L&D Best Practices: Strategies for Success (June 2022)

Training magazine taps 2022 Training APEX Awards winners and Training Hall of Famers to provide their learning and development best practices in each issue. Here, we look at how HD Supply upskills its virtual offerings with a multifaceted learning program.

HD Supply Upskills Virtual Offerings with a Multifaceted Learning Program

Like many organizations and other practitioners, due to the pandemic, HD Supply was forced to transform its originally slated in-person programs into the virtual world. Having to pivot quickly seemed to be challenging at first. However, we were easily able to create a replicable process that we wanted to share with other practitioners who may be looking to now reach new audiences and upskill their traditional virtual learning.

As part of our internal operations distribution center training, we knew this set of leaders were a unique audience. They spend much of their time on the floor troubleshooting issues, managing employee relations and daily operations. They are fast paced and methodical; time is of the essence for them. Taking them off of the floor for a few days seemed less of a challenge than engaging them for an entire quarter, but that is the approach we took, and it worked.

Program Details

We used micro-earnings ranging from 5- to 30-minute chunks of time. We balanced the types of interactions and the timing—both the amount spent and the actual timing of the interactions with our leaders’ schedules. We held participants accountable for their own learning and development in this multi-mode learning program. We also leveraged our senior leaders throughout the program, created a leader-led program, and engaged with external partners.

Since we knew we wanted to spread out the learnings over the course of a quarter, we determined we wanted to stay around the 10-hour mark per quarter for learning hours. With that in mind, we knew we were going to have to get buy-in from learners from the beginning. To do this, we held a kickoff call with all 200-plus leaders, introduced the program, and gave them the opportunity to name it. Dozens of names were summited and, ultimately, we had our senior leaders select the name: Championship Tools Program.
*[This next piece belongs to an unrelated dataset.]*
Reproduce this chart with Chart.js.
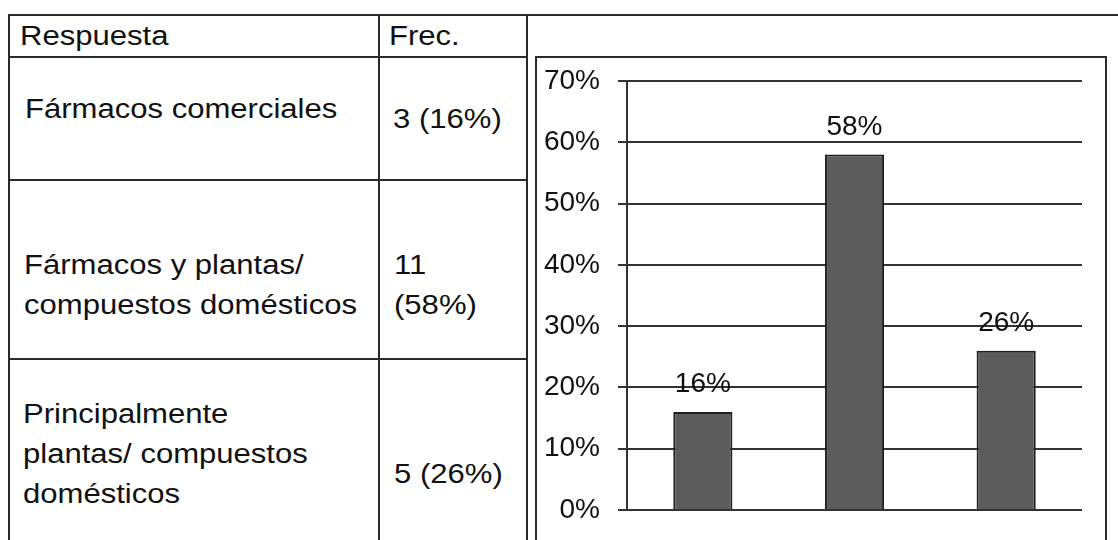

The structure of the program itself consisted of embracing multi-modes for learning, including:

  • Live virtual sessions offered multiple times a day to hit the different time zones and shifts
  • Pre-/post-assessments to measure learning and weekly microlearnings consisting of videos, articles, resources, and activities
  • Weekly check-ins led by local leaders at the Distribution Center level
  • Monthly regional check-ins led by regional leadership to share best practices
  • Full-team quarterly check-ins led by senior leaders and our Learning partners to recap the learning, discuss internal resources that support their learnings, and introduce the next quarter’s topic and roadmap

This sounds like a lot, but we were able to keep everyone on track by creating a quarterly roadmap that outlined weekly actions and sending out weekly communications from our Learning team that provided recaps and overviews of what was completed in previous weeks, as well as the upcoming weekly action with direct embed links to online learning. In addition, we tracked usage and completions on a weekly and monthly basis and shared the data with senior leaders, adjusting our approach based on the progress from the team.

As far as the content goes, we are a small but mighty team, but with other business priorities, we ended up partnering with a large external vendor for curated content. We found one that offered yearly licenses at a reasonable rate, so we could create a program that tackled four major learning gaps of the nine that we identified at the beginning of the program buildout.  Since the content from this vendor couldn’t be tailored to meet our audience, we supplemented it with our own internal content, processes, and resources. It took extra time on our part, but it was critical to the adoption and usage. With this library of content, we were able to provide our learners with additional learning opportunities outside of our quarterly structured activities. Leaders were eager to learn more than we captured in our initial scope, but they had the ability to learn about additional leadership or personal development topics at their own pace as their schedules allowed.

Results

How do we know it was worth the investment? At the beginning of the program during the analysis phase, we identified measures that would let us know we made an impact for each individual quarterly topic. For our Coaching topic, we witnessed improvement in many areas including:

  • Turnover (2.2 percent decrease)
  • Participation in our Performance Management process (12 percent increase in completions)
  • Promotions (three promotions immediately following program topic)
  • Reason for leaving the organization in exit interviews (zero responses attributed to lack of career development)

In addition, our learners increased their comfortability utilizing our Coaching & Feedback model, as well as prioritized these coaching conversations with their team members.

All in all, our leaders were impressed with the program and its results. Our learners appreciated and valued it, too. Leaders enjoyed the program structure, interactive activities, opportunities to learn from one other, and the digestible size of content.

Tips

If I can encourage other practitioners to do one thing, it would be to stretch your imagination. Priorities have changed. The way we do work has changed. Learning has to change, too. Push the envelope within your organizations and replicate some of these best practices shared in this article. The only thing holding you back at this point is how much innovation you want to try and embed.

Alanna Dingler and Jeannie Sullivan
Alanna Dingler is manager, Learning, at 2023 Training APEX Award winner HD Supply, Inc. Jeannie Sullivan is a Learning Experience Designer at 2023 Training APEX Award winner Veeam Sales Acceleration.